§ Task requirements
From the listing that follows, output everything exactly except the pictures.

§ Collected material
○ ○ ○ ○ ○

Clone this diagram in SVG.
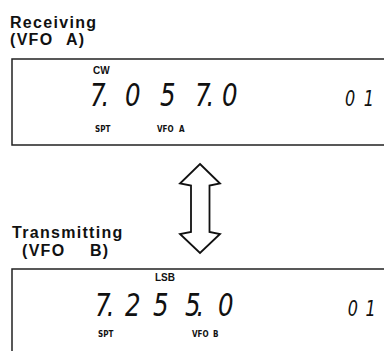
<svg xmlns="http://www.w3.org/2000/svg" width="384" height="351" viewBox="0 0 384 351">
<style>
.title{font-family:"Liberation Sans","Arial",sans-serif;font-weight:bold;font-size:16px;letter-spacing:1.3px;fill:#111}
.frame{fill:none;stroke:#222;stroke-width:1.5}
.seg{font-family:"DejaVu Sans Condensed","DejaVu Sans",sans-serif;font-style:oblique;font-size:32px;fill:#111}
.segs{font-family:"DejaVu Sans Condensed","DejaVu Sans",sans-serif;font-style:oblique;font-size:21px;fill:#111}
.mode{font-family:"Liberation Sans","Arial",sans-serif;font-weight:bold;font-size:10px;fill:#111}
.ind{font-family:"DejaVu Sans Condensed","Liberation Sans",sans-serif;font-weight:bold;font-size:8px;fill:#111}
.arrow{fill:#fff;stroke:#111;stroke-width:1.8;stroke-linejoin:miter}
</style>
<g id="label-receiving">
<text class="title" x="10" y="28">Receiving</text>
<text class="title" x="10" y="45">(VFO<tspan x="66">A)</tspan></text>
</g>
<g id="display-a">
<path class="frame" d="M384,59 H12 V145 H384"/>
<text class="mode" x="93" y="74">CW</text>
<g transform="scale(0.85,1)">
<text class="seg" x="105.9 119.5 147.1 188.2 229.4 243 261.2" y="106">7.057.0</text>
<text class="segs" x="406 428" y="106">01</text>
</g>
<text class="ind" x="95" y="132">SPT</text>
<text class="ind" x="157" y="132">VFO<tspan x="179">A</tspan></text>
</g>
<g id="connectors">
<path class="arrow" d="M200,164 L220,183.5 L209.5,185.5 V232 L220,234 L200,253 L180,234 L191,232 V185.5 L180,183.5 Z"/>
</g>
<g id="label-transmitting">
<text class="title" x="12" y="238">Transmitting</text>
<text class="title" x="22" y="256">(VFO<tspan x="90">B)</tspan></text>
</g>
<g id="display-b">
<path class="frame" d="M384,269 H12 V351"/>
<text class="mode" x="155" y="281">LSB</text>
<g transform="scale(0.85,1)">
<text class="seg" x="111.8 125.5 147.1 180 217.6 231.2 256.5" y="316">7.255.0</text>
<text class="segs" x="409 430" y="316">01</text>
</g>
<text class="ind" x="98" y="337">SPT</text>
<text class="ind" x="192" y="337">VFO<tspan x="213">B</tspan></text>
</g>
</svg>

○ ○ ○ ○ ○

§ Response to this task
Clone this diagram in SVG.
<svg xmlns="http://www.w3.org/2000/svg" width="384" height="351" viewBox="0 0 384 351">
<style>
.title{font-family:"Liberation Sans","Arial",sans-serif;font-weight:bold;font-size:16px;letter-spacing:1.3px;fill:#111}
.frame{fill:none;stroke:#222;stroke-width:1.5}
.seg{font-family:"DejaVu Sans Condensed","DejaVu Sans",sans-serif;font-style:oblique;font-size:32px;fill:#111}
.segs{font-family:"DejaVu Sans Condensed","DejaVu Sans",sans-serif;font-style:oblique;font-size:21px;fill:#111}
.mode{font-family:"Liberation Sans","Arial",sans-serif;font-weight:bold;font-size:10px;fill:#111}
.ind{font-family:"DejaVu Sans Condensed","Liberation Sans",sans-serif;font-weight:bold;font-size:8px;fill:#111}
.arrow{fill:#fff;stroke:#111;stroke-width:1.8;stroke-linejoin:miter}
</style>
<g id="label-receiving">
<text class="title" x="10" y="28">Receiving</text>
<text class="title" x="10" y="45">(VFO<tspan x="66">A)</tspan></text>
</g>
<g id="display-a">
<path class="frame" d="M384,59 H12 V145 H384"/>
<text class="mode" x="93" y="74">CW</text>
<g transform="scale(0.85,1)">
<text class="seg" x="105.9 119.5 147.1 188.2 229.4 243 261.2" y="106">7.057.0</text>
<text class="segs" x="406 428" y="106">01</text>
</g>
<text class="ind" x="95" y="132">SPT</text>
<text class="ind" x="157" y="132">VFO<tspan x="179">A</tspan></text>
</g>
<g id="connectors">
<path class="arrow" d="M200,164 L220,183.5 L209.5,185.5 V232 L220,234 L200,253 L180,234 L191,232 V185.5 L180,183.5 Z"/>
</g>
<g id="label-transmitting">
<text class="title" x="12" y="238">Transmitting</text>
<text class="title" x="22" y="256">(VFO<tspan x="90">B)</tspan></text>
</g>
<g id="display-b">
<path class="frame" d="M384,269 H12 V351"/>
<text class="mode" x="155" y="281">LSB</text>
<g transform="scale(0.85,1)">
<text class="seg" x="111.8 125.5 147.1 180 217.6 231.2 256.5" y="316">7.255.0</text>
<text class="segs" x="409 430" y="316">01</text>
</g>
<text class="ind" x="98" y="337">SPT</text>
<text class="ind" x="192" y="337">VFO<tspan x="213">B</tspan></text>
</g>
</svg>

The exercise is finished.